Member of Belfast City Council
- In office 20 May 1981 – 15 May 1985
- Preceded by: Seamus Lynch
- Succeeded by: District abolished
- Constituency: Belfast Area G

Personal details
- Party: People's Democracy

= Fergus O'Hare =

Activist from Northern Ireland

Fergus O'Hare (Fergus Ó hÍr) is an Irish musician, activist and former republican politician, active in Northern Ireland.

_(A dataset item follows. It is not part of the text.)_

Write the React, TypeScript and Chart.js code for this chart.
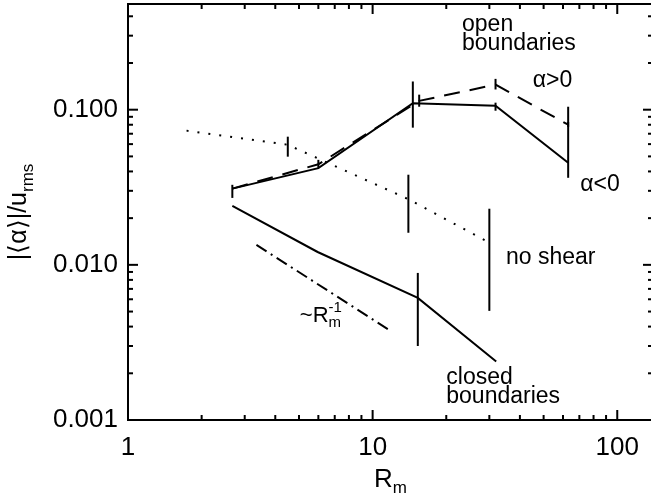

O'Hare was involved in the civil rights movement in Northern Ireland as a member of People's Democracy in the late 1960s and early 1970s. Later he became a founding member and executive member of the Northern Resistance Movement, which continued to campaign for civil rights in Northern Ireland.

==Biography==
With the introduction of internment without trial in 1971, O'Hare helped set up and became chairperson of the Political Hostages Release Committee: a group which organised a mass campaign against internment throughout the early 1970s. When internment was phased out in the mid-1970s, and with the decision of the British Government to end special category status for prisoners, O'Hare became involved with the campaign to "defend political status" for the prisoners. He became a member of the Relative's Action Committee and of the National H-Block Armagh Committee which helped organise the struggle in support of the hunger strikers in the early 1980s.

In 1981 he was elected as member of Belfast City Council, defeating Gerry Fitt who was a Westminster MP as well as a Belfast councillor.

The election of O'Hare, and of other candidates who stood in support of the H-Block prisoners during this period, occurred within the context of an ongoing debate within the H-Block movement and within Sinn Féin with regard to the use of elections as a tactic for building support for the prisoners' campaign, and for the campaign for social and democratic rights in Ireland. Sinn Féin at this time had a policy of boycotting elections. On the National H Block Armagh Committee, O'Hare and others such as Bernadette Devlin McAliskey argued that participation in elections should be used as a tactic in the campaign. During this debate, McAliskey, supported by People's Democracy and others, stood as a candidate in the Northern Ireland constituency in support of the prisoners, in the election for the European Parliament in 1979, winning more than 30,000 votes. When Frank Maguire, a Westminster MP, died in 1981, People's Democracy and Bernadette Devlin McAliskey argued that a candidate should stand in the by-election to demonstrate the high level of support that existed for the prisoners. The outcome of this debate was that hunger-striker Bobby Sands was put forward as a candidate and elected to the Westminster parliament. After Sands' death, his election agent Owen Carron of Sinn Féin won the seat.

The substantial vote for Bernadette McAliskey in the 1979 European elections, the success of pro-H-Block candidates in the 1981 Council Elections, especially Fergus O'Hare "unceremoniously dumping Gerry Fitt from the seat he had occupied for twenty three years", the Westminster election victories of Bobby Sands and Owen Carron and the election of hunger-striker Kieran Doherty and republican prisoner Paddy Agnew in the Irish general election in June 1981, demonstrated the high level of support for the H-block prisoners, despite the assertions to the contrary by the British Government and others. These election results also helped resolve the debate within Sinn Féin in favour of using elections as part of the republican struggle. Later, in June 1983 Gerry Adams of Sinn Féin won a Westminster seat from Gerry Fitt and Sinn Féin went on to continued electoral success becoming the largest nationalist party elected to the 2007 Northern Ireland Assembly.

Ironically, those who led the argument that elections should be used to further the republican project in Ireland were subsequently sidelined electorally by a resurgent Sinn Féin, so that in the Assembly elections in 1982, O'Hare and the other People's Democracy candidates fared badly, their vote largely going to Sinn Féin candidates for Belfast West Belfast North.

In the 1990s, O'Hare became involved in the Irish language movement and in 1991 he helped set up and became the first head teacher of Meánscoil Feirste (later known as Coláiste Feirste): the first Irish language secondary school in northern Ireland). He served as a member of Comhairle na Gaelscolaíochta and Iontaobhas na Gaelscolaíochta; organisations set up after the Good Friday Agreement to help promote Irish language schools in Northern Ireland.

Later, he was involved with the establishment of Raidió Fáilte: the first legal Irish language radio station in Northern Ireland, of which he became manager in 2006. The station continues to broadcast in Irish in the Belfast area and throughout the world online.

In the early 1980s, Fergus O'Hare wrote a column in Fortnight, a Belfast-based politics and arts review magazine and for An Gael the magazine of the New York Irish Arts Centre. He published a history of the 1907 Belfast dockers and carters strike led by James Larkin, 'The divine gospel of discontent'. In 2007 he published a book in Irish on Irish flora, Mórbhealaí & Cúlbhealaí.